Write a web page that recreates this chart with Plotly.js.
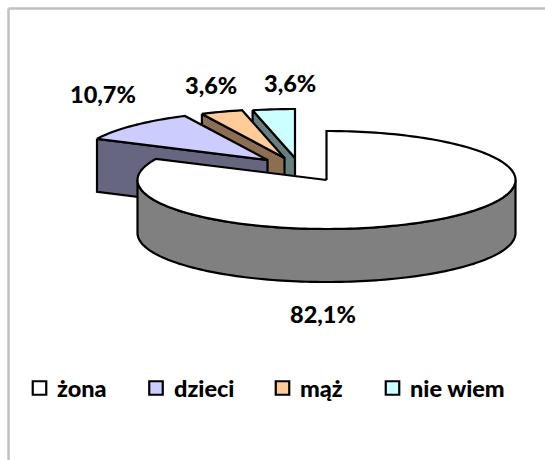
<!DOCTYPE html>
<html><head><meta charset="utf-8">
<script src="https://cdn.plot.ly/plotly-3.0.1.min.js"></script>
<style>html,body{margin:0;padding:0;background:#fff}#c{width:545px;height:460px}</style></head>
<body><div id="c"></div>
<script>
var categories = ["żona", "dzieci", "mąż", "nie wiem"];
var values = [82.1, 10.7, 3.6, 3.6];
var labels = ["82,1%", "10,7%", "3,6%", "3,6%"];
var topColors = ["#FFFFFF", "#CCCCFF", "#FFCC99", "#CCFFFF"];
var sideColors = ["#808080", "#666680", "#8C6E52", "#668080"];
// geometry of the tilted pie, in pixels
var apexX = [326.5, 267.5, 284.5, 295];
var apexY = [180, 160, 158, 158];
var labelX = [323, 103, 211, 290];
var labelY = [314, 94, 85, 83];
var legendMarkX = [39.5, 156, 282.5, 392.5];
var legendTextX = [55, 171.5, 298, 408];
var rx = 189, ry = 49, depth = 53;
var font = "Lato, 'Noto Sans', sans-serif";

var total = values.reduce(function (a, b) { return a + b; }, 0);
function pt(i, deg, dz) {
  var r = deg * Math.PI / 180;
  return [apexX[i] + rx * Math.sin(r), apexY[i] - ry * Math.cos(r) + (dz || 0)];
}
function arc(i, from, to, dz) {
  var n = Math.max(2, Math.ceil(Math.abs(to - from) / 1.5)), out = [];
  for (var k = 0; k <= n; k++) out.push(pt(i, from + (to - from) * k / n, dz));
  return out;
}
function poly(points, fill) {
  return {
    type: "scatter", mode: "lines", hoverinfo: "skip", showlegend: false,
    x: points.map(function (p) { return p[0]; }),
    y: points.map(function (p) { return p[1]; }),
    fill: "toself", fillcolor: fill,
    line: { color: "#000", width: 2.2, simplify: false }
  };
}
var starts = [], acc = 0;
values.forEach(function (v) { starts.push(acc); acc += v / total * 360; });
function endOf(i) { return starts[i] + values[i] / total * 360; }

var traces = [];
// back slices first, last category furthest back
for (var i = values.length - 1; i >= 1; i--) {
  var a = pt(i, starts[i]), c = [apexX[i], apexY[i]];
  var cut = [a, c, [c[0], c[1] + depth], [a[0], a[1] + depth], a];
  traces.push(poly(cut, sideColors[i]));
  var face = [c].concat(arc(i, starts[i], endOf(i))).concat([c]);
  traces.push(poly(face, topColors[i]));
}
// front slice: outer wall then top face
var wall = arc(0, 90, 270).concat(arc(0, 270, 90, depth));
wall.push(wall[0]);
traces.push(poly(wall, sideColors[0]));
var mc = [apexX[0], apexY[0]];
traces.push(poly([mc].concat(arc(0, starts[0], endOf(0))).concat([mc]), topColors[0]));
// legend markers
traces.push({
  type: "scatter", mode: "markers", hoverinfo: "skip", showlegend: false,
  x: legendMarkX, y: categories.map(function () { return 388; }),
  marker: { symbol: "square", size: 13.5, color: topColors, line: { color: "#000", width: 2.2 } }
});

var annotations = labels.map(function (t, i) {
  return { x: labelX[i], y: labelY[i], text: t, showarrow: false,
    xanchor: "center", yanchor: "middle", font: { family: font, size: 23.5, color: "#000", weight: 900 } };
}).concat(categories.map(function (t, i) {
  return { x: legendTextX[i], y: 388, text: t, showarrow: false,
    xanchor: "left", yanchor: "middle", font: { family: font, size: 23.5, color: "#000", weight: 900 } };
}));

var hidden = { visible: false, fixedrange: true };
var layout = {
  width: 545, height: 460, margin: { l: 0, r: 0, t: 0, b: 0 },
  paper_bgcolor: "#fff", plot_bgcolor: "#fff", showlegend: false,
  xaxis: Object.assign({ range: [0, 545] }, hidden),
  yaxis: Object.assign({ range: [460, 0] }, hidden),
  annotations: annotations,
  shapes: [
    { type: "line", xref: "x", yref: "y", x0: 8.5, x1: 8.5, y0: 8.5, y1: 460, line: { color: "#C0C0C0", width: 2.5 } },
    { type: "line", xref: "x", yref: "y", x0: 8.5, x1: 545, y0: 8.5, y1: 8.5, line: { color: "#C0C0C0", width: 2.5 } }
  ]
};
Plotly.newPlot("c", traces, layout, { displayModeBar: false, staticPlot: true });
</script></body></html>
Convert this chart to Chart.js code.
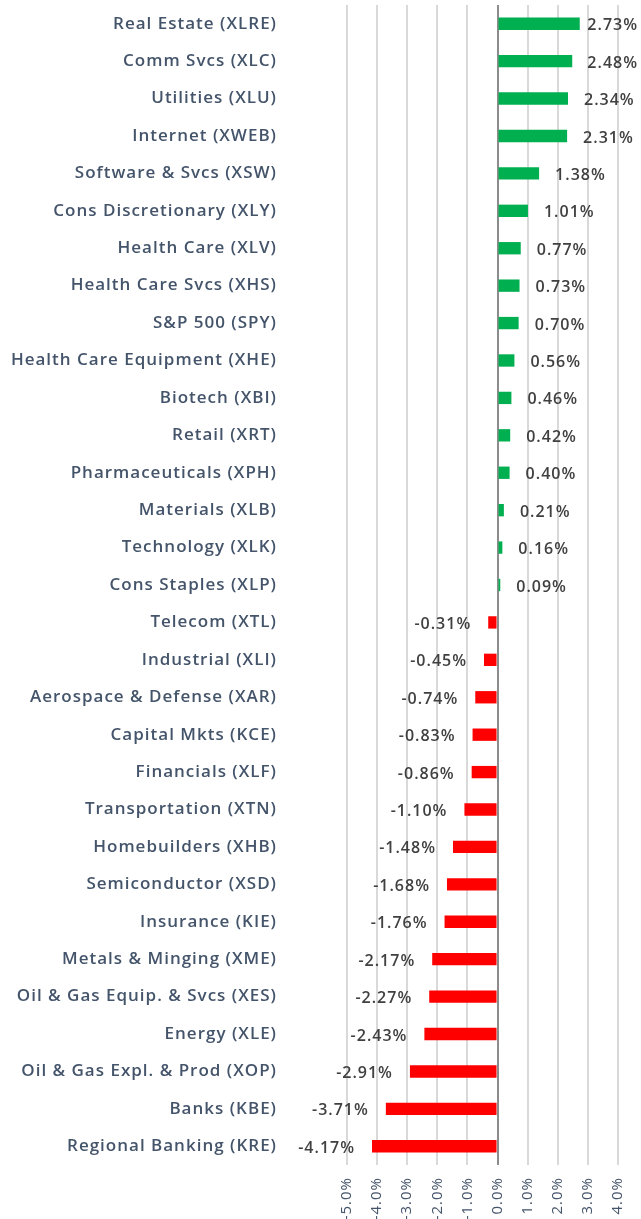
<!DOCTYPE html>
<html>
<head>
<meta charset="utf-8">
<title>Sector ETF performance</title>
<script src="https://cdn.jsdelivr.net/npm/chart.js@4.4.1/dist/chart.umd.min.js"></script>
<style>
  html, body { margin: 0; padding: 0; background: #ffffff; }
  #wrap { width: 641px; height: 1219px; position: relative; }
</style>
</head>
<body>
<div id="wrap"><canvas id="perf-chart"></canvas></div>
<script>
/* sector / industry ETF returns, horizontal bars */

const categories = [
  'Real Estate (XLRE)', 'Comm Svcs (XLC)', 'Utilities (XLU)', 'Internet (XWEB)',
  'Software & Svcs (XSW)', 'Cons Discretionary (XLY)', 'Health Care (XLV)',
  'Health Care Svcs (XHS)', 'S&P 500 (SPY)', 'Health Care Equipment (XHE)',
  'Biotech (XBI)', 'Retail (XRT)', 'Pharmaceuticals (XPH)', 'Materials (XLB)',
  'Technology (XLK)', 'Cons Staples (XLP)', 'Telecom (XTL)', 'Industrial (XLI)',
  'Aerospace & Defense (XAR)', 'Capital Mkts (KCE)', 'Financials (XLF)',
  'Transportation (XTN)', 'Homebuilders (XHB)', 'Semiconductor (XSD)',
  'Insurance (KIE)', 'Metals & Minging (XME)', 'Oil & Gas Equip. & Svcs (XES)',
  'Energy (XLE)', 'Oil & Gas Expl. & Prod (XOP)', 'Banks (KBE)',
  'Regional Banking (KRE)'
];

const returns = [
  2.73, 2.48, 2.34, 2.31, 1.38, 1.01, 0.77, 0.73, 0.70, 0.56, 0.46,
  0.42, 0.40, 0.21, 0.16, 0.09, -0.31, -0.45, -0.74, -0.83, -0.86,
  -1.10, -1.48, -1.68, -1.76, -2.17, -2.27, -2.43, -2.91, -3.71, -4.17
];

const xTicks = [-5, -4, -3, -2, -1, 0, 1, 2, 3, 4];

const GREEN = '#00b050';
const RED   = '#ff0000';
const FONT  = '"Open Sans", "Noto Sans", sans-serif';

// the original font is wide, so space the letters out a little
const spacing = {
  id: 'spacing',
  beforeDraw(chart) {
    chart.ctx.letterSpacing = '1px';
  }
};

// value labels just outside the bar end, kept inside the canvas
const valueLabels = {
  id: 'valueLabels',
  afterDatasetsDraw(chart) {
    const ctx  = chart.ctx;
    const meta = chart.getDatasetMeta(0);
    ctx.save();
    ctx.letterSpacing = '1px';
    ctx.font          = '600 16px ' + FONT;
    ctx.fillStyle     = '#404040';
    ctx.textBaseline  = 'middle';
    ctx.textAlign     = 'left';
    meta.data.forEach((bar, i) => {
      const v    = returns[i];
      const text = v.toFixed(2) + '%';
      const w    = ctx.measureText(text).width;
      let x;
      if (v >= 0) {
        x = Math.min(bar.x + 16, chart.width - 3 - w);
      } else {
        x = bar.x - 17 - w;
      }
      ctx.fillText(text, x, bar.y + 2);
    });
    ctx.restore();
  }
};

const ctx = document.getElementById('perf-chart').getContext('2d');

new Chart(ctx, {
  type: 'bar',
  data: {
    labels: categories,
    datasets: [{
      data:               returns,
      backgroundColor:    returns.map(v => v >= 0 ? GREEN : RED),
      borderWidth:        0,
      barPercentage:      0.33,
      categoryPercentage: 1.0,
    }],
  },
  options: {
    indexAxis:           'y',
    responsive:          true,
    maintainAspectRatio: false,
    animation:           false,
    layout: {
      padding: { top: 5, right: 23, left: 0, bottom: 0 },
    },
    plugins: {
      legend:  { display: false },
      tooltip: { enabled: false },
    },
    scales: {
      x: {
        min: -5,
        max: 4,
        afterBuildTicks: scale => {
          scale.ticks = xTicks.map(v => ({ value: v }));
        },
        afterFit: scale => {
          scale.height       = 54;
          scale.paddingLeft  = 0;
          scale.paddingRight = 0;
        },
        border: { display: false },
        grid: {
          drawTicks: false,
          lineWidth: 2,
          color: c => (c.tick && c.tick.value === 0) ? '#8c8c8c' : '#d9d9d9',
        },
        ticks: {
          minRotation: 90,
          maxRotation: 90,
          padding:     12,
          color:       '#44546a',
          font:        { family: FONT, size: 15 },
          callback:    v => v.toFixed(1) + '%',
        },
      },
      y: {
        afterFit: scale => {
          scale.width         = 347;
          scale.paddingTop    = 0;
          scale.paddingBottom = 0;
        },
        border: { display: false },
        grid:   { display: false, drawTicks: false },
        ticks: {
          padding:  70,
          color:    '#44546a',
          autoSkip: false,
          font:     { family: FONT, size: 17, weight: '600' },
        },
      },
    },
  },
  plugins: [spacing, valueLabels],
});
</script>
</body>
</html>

Exercise requirements —
Copy out all lines above that include the string "this".

Task response —
Write a web page that recreates this chart with Plotly.js.
Convert this chart to Chart.js code.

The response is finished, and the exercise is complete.